In primis, indispensabile sarebbe un sostegno al reddito per le famiglie più fragili – con l’obiettivo di garantire una copertura delle necessità primarie; un sostanziale potenziamento dei servizi sanitari pubblici, dalla maggiore accessibilità, caratterizzato dalla riduzione delle liste d’attesa, rafforzamento dell’assistenza territoriale; attenzioni alle fasce vulnerabili: aiuti per anziani, o per tutte le persone con malattie croniche, minori, famiglie numerose; e, infine, cruciale si rivelerebbe qualsiasi politica sociale integrata finalizzata a superare la frammentazione e assicurare i diritti universali, sanciti anche all’interno della Costituzione.
Una questione di giustizia sociale
Insomma, si trattano di dati che definiscono una realtà amara, che mette in risalto come la povertà – storica piaga che affligge da tempi immemori la regione – non è per nulla un dato residuale, isolato, ma una condizione socio-economica che investe una consistente fetta della popolazione. Del resto, i nodi vengono ancora più al pettine quando la povertà incrocia la salute, innescando conseguenze decisive, quasi irreversibili.

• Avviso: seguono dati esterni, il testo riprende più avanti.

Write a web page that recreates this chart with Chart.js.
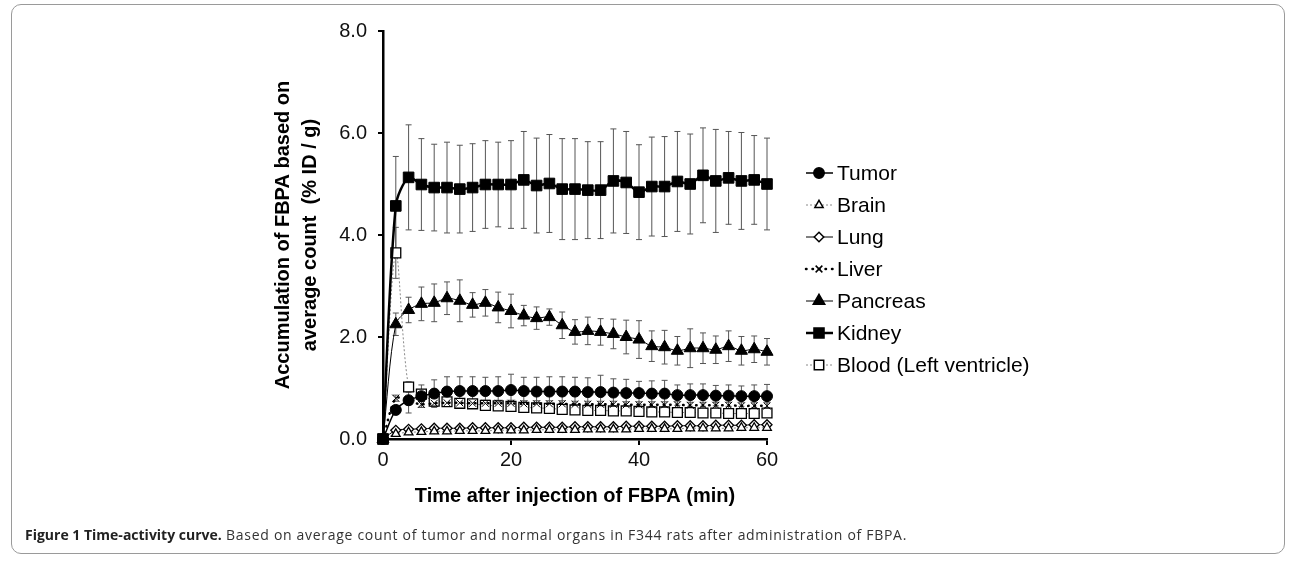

Dunque, è evidente come delle simili statistiche richiamano l’attenzione dell’opinione pubblica su una questione di giustizia sociale: cancellare 2 anni dalla vita media di una persona, per cause che non dipendono da delle proprie scelte individuali, ma da disparità sistemiche, è un fenomeno che non può non suscitare una radicale indignazione a livello collettivo. Del resto, come recita lo stesso testo del dossier, “la povertà non si affronta solo con gli aiuti materiali, ma attraverso relazioni che restituiscono dignità, percorsi di accompagnamento e comunità capaci di farsi casa per chi è rimasto solo“.